## DATASET EXCERPT
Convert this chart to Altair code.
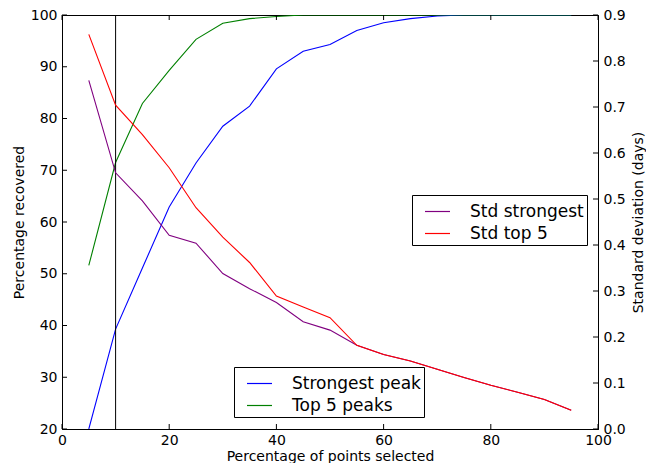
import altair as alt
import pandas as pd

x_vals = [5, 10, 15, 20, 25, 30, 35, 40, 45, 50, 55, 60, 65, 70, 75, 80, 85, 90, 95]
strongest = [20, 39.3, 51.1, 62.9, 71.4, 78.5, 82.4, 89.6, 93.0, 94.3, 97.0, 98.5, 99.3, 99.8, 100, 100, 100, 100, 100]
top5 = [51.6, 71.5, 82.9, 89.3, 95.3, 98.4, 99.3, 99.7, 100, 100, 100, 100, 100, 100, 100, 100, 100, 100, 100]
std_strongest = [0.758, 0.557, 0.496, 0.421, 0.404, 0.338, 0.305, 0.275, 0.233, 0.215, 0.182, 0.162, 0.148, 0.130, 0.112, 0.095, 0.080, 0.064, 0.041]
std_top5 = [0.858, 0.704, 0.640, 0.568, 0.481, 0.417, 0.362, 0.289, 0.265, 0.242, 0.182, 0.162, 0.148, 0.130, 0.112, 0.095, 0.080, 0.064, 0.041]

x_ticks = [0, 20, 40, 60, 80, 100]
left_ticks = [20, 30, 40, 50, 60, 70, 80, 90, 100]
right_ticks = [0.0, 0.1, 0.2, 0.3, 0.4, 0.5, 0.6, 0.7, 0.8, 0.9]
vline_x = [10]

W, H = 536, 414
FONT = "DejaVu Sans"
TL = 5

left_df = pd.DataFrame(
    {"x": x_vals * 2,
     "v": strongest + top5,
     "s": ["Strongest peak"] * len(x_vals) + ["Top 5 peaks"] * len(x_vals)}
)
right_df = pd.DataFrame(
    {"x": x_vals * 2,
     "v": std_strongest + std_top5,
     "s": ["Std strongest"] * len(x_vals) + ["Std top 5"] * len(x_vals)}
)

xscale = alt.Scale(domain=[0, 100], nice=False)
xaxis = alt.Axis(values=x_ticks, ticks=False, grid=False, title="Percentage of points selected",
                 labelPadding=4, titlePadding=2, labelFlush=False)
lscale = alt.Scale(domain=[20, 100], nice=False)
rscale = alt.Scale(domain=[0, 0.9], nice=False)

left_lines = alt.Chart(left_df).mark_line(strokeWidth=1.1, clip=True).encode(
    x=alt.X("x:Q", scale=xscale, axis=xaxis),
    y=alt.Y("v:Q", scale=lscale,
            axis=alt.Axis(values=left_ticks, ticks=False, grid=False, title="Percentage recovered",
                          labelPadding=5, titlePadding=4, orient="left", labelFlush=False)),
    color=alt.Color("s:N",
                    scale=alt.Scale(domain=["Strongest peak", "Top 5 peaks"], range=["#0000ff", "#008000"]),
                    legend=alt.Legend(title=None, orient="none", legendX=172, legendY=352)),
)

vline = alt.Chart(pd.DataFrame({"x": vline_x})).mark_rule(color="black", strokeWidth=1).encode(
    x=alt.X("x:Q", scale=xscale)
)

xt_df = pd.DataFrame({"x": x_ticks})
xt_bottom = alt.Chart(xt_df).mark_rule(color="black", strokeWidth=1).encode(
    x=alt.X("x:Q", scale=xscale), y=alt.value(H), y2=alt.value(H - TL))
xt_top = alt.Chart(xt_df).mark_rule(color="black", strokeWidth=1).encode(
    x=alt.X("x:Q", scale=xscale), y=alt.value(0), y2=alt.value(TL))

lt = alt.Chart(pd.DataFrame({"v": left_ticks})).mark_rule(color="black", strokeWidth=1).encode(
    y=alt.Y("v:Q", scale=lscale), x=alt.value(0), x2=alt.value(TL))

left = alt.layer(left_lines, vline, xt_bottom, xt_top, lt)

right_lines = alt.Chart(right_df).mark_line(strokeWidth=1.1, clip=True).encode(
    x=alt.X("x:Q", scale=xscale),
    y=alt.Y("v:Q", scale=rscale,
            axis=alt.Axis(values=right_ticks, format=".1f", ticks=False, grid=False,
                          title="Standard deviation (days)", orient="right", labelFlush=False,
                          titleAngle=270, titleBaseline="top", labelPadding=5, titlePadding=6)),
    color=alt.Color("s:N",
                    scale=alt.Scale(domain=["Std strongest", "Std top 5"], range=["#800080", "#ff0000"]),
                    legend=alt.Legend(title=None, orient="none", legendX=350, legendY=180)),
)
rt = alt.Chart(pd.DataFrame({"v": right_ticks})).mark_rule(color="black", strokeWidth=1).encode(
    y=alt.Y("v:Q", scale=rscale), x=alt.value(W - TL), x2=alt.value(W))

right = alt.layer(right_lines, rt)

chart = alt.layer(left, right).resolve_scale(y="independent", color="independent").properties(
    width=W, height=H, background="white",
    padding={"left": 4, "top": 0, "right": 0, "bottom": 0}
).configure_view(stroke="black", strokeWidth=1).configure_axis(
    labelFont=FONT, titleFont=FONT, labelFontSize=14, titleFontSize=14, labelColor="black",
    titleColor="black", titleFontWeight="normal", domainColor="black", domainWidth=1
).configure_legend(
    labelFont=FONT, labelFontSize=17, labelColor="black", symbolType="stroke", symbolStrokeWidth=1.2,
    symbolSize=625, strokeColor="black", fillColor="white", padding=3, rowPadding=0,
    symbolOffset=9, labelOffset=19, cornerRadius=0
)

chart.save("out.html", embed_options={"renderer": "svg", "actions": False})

## WHAT THIS TASK INVOLVES
Leave the images out, please, and restate each line word for word.

## TASK ANSWER
Convert this chart to Altair code.
import altair as alt
import pandas as pd

x_vals = [5, 10, 15, 20, 25, 30, 35, 40, 45, 50, 55, 60, 65, 70, 75, 80, 85, 90, 95]
strongest = [20, 39.3, 51.1, 62.9, 71.4, 78.5, 82.4, 89.6, 93.0, 94.3, 97.0, 98.5, 99.3, 99.8, 100, 100, 100, 100, 100]
top5 = [51.6, 71.5, 82.9, 89.3, 95.3, 98.4, 99.3, 99.7, 100, 100, 100, 100, 100, 100, 100, 100, 100, 100, 100]
std_strongest = [0.758, 0.557, 0.496, 0.421, 0.404, 0.338, 0.305, 0.275, 0.233, 0.215, 0.182, 0.162, 0.148, 0.130, 0.112, 0.095, 0.080, 0.064, 0.041]
std_top5 = [0.858, 0.704, 0.640, 0.568, 0.481, 0.417, 0.362, 0.289, 0.265, 0.242, 0.182, 0.162, 0.148, 0.130, 0.112, 0.095, 0.080, 0.064, 0.041]

x_ticks = [0, 20, 40, 60, 80, 100]
left_ticks = [20, 30, 40, 50, 60, 70, 80, 90, 100]
right_ticks = [0.0, 0.1, 0.2, 0.3, 0.4, 0.5, 0.6, 0.7, 0.8, 0.9]
vline_x = [10]

W, H = 536, 414
FONT = "DejaVu Sans"
TL = 5

left_df = pd.DataFrame(
    {"x": x_vals * 2,
     "v": strongest + top5,
     "s": ["Strongest peak"] * len(x_vals) + ["Top 5 peaks"] * len(x_vals)}
)
right_df = pd.DataFrame(
    {"x": x_vals * 2,
     "v": std_strongest + std_top5,
     "s": ["Std strongest"] * len(x_vals) + ["Std top 5"] * len(x_vals)}
)

xscale = alt.Scale(domain=[0, 100], nice=False)
xaxis = alt.Axis(values=x_ticks, ticks=False, grid=False, title="Percentage of points selected",
                 labelPadding=4, titlePadding=2, labelFlush=False)
lscale = alt.Scale(domain=[20, 100], nice=False)
rscale = alt.Scale(domain=[0, 0.9], nice=False)

left_lines = alt.Chart(left_df).mark_line(strokeWidth=1.1, clip=True).encode(
    x=alt.X("x:Q", scale=xscale, axis=xaxis),
    y=alt.Y("v:Q", scale=lscale,
            axis=alt.Axis(values=left_ticks, ticks=False, grid=False, title="Percentage recovered",
                          labelPadding=5, titlePadding=4, orient="left", labelFlush=False)),
    color=alt.Color("s:N",
                    scale=alt.Scale(domain=["Strongest peak", "Top 5 peaks"], range=["#0000ff", "#008000"]),
                    legend=alt.Legend(title=None, orient="none", legendX=172, legendY=352)),
)

vline = alt.Chart(pd.DataFrame({"x": vline_x})).mark_rule(color="black", strokeWidth=1).encode(
    x=alt.X("x:Q", scale=xscale)
)

xt_df = pd.DataFrame({"x": x_ticks})
xt_bottom = alt.Chart(xt_df).mark_rule(color="black", strokeWidth=1).encode(
    x=alt.X("x:Q", scale=xscale), y=alt.value(H), y2=alt.value(H - TL))
xt_top = alt.Chart(xt_df).mark_rule(color="black", strokeWidth=1).encode(
    x=alt.X("x:Q", scale=xscale), y=alt.value(0), y2=alt.value(TL))

lt = alt.Chart(pd.DataFrame({"v": left_ticks})).mark_rule(color="black", strokeWidth=1).encode(
    y=alt.Y("v:Q", scale=lscale), x=alt.value(0), x2=alt.value(TL))

left = alt.layer(left_lines, vline, xt_bottom, xt_top, lt)

right_lines = alt.Chart(right_df).mark_line(strokeWidth=1.1, clip=True).encode(
    x=alt.X("x:Q", scale=xscale),
    y=alt.Y("v:Q", scale=rscale,
            axis=alt.Axis(values=right_ticks, format=".1f", ticks=False, grid=False,
                          title="Standard deviation (days)", orient="right", labelFlush=False,
                          titleAngle=270, titleBaseline="top", labelPadding=5, titlePadding=6)),
    color=alt.Color("s:N",
                    scale=alt.Scale(domain=["Std strongest", "Std top 5"], range=["#800080", "#ff0000"]),
                    legend=alt.Legend(title=None, orient="none", legendX=350, legendY=180)),
)
rt = alt.Chart(pd.DataFrame({"v": right_ticks})).mark_rule(color="black", strokeWidth=1).encode(
    y=alt.Y("v:Q", scale=rscale), x=alt.value(W - TL), x2=alt.value(W))

right = alt.layer(right_lines, rt)

chart = alt.layer(left, right).resolve_scale(y="independent", color="independent").properties(
    width=W, height=H, background="white",
    padding={"left": 4, "top": 0, "right": 0, "bottom": 0}
).configure_view(stroke="black", strokeWidth=1).configure_axis(
    labelFont=FONT, titleFont=FONT, labelFontSize=14, titleFontSize=14, labelColor="black",
    titleColor="black", titleFontWeight="normal", domainColor="black", domainWidth=1
).configure_legend(
    labelFont=FONT, labelFontSize=17, labelColor="black", symbolType="stroke", symbolStrokeWidth=1.2,
    symbolSize=625, strokeColor="black", fillColor="white", padding=3, rowPadding=0,
    symbolOffset=9, labelOffset=19, cornerRadius=0
)

chart.save("out.html", embed_options={"renderer": "svg", "actions": False})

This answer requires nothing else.